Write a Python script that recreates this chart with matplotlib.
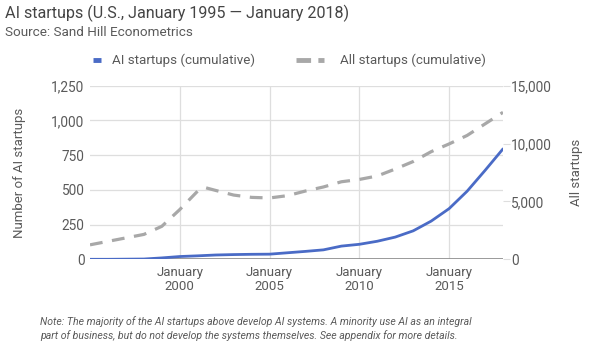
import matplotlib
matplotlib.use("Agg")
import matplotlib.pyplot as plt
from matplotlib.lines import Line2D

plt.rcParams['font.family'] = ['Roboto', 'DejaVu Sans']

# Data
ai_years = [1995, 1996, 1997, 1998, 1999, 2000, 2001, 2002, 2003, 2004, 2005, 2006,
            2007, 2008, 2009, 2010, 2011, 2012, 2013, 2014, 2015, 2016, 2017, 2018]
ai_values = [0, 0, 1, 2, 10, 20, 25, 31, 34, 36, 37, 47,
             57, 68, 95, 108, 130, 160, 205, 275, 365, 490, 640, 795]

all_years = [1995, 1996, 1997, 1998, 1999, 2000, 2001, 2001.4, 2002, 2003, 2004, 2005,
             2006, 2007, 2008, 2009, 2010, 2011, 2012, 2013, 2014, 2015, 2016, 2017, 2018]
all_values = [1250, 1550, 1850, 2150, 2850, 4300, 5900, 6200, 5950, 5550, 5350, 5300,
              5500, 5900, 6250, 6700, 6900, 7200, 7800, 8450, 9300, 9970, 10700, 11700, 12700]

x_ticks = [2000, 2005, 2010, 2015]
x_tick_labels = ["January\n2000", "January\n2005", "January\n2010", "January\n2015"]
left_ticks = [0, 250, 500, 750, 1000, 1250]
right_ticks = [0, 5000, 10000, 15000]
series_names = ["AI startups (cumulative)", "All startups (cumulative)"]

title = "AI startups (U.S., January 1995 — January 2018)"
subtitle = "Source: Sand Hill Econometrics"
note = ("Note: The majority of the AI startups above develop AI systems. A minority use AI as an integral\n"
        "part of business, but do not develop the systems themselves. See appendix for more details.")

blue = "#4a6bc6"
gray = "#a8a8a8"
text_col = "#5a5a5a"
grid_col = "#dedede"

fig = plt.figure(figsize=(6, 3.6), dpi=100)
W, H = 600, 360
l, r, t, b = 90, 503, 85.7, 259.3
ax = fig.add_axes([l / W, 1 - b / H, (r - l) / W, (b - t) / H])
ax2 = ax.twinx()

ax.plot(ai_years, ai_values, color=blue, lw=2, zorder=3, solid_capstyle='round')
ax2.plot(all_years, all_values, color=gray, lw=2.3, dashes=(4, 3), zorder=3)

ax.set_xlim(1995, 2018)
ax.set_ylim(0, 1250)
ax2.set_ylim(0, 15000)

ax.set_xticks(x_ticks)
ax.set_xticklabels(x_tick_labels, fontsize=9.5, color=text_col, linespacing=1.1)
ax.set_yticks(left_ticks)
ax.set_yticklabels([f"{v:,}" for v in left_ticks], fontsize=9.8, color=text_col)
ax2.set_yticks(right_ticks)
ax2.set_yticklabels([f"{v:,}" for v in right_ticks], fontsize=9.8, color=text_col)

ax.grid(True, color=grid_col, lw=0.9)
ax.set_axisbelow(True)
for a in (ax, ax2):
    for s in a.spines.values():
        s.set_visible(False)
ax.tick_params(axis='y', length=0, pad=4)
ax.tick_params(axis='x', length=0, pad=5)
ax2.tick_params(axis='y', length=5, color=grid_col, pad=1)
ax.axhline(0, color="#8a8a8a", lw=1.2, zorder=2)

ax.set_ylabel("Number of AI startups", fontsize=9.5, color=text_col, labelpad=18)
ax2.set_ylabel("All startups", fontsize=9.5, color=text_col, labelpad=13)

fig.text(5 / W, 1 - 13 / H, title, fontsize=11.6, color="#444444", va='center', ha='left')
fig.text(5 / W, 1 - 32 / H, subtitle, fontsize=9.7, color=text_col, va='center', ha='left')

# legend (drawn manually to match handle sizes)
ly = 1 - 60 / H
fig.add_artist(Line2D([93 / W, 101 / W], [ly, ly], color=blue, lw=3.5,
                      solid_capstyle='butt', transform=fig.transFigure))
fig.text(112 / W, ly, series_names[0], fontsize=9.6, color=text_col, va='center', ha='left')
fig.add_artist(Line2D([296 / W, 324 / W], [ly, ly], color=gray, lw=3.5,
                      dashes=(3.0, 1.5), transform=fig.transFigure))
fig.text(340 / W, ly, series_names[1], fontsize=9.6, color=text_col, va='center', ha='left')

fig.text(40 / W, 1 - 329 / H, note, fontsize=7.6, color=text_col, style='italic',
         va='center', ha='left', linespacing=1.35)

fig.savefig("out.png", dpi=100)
==================================================
### AIM
Write out the material above again, word for word, minus its pictures.

### SOLUTION TO THIS TASK
Write a Python script that recreates this chart with matplotlib.
import matplotlib
matplotlib.use("Agg")
import matplotlib.pyplot as plt
from matplotlib.lines import Line2D

plt.rcParams['font.family'] = ['Roboto', 'DejaVu Sans']

# Data
ai_years = [1995, 1996, 1997, 1998, 1999, 2000, 2001, 2002, 2003, 2004, 2005, 2006,
            2007, 2008, 2009, 2010, 2011, 2012, 2013, 2014, 2015, 2016, 2017, 2018]
ai_values = [0, 0, 1, 2, 10, 20, 25, 31, 34, 36, 37, 47,
             57, 68, 95, 108, 130, 160, 205, 275, 365, 490, 640, 795]

all_years = [1995, 1996, 1997, 1998, 1999, 2000, 2001, 2001.4, 2002, 2003, 2004, 2005,
             2006, 2007, 2008, 2009, 2010, 2011, 2012, 2013, 2014, 2015, 2016, 2017, 2018]
all_values = [1250, 1550, 1850, 2150, 2850, 4300, 5900, 6200, 5950, 5550, 5350, 5300,
              5500, 5900, 6250, 6700, 6900, 7200, 7800, 8450, 9300, 9970, 10700, 11700, 12700]

x_ticks = [2000, 2005, 2010, 2015]
x_tick_labels = ["January\n2000", "January\n2005", "January\n2010", "January\n2015"]
left_ticks = [0, 250, 500, 750, 1000, 1250]
right_ticks = [0, 5000, 10000, 15000]
series_names = ["AI startups (cumulative)", "All startups (cumulative)"]

title = "AI startups (U.S., January 1995 — January 2018)"
subtitle = "Source: Sand Hill Econometrics"
note = ("Note: The majority of the AI startups above develop AI systems. A minority use AI as an integral\n"
        "part of business, but do not develop the systems themselves. See appendix for more details.")

blue = "#4a6bc6"
gray = "#a8a8a8"
text_col = "#5a5a5a"
grid_col = "#dedede"

fig = plt.figure(figsize=(6, 3.6), dpi=100)
W, H = 600, 360
l, r, t, b = 90, 503, 85.7, 259.3
ax = fig.add_axes([l / W, 1 - b / H, (r - l) / W, (b - t) / H])
ax2 = ax.twinx()

ax.plot(ai_years, ai_values, color=blue, lw=2, zorder=3, solid_capstyle='round')
ax2.plot(all_years, all_values, color=gray, lw=2.3, dashes=(4, 3), zorder=3)

ax.set_xlim(1995, 2018)
ax.set_ylim(0, 1250)
ax2.set_ylim(0, 15000)

ax.set_xticks(x_ticks)
ax.set_xticklabels(x_tick_labels, fontsize=9.5, color=text_col, linespacing=1.1)
ax.set_yticks(left_ticks)
ax.set_yticklabels([f"{v:,}" for v in left_ticks], fontsize=9.8, color=text_col)
ax2.set_yticks(right_ticks)
ax2.set_yticklabels([f"{v:,}" for v in right_ticks], fontsize=9.8, color=text_col)

ax.grid(True, color=grid_col, lw=0.9)
ax.set_axisbelow(True)
for a in (ax, ax2):
    for s in a.spines.values():
        s.set_visible(False)
ax.tick_params(axis='y', length=0, pad=4)
ax.tick_params(axis='x', length=0, pad=5)
ax2.tick_params(axis='y', length=5, color=grid_col, pad=1)
ax.axhline(0, color="#8a8a8a", lw=1.2, zorder=2)

ax.set_ylabel("Number of AI startups", fontsize=9.5, color=text_col, labelpad=18)
ax2.set_ylabel("All startups", fontsize=9.5, color=text_col, labelpad=13)

fig.text(5 / W, 1 - 13 / H, title, fontsize=11.6, color="#444444", va='center', ha='left')
fig.text(5 / W, 1 - 32 / H, subtitle, fontsize=9.7, color=text_col, va='center', ha='left')

# legend (drawn manually to match handle sizes)
ly = 1 - 60 / H
fig.add_artist(Line2D([93 / W, 101 / W], [ly, ly], color=blue, lw=3.5,
                      solid_capstyle='butt', transform=fig.transFigure))
fig.text(112 / W, ly, series_names[0], fontsize=9.6, color=text_col, va='center', ha='left')
fig.add_artist(Line2D([296 / W, 324 / W], [ly, ly], color=gray, lw=3.5,
                      dashes=(3.0, 1.5), transform=fig.transFigure))
fig.text(340 / W, ly, series_names[1], fontsize=9.6, color=text_col, va='center', ha='left')

fig.text(40 / W, 1 - 329 / H, note, fontsize=7.6, color=text_col, style='italic',
         va='center', ha='left', linespacing=1.35)

fig.savefig("out.png", dpi=100)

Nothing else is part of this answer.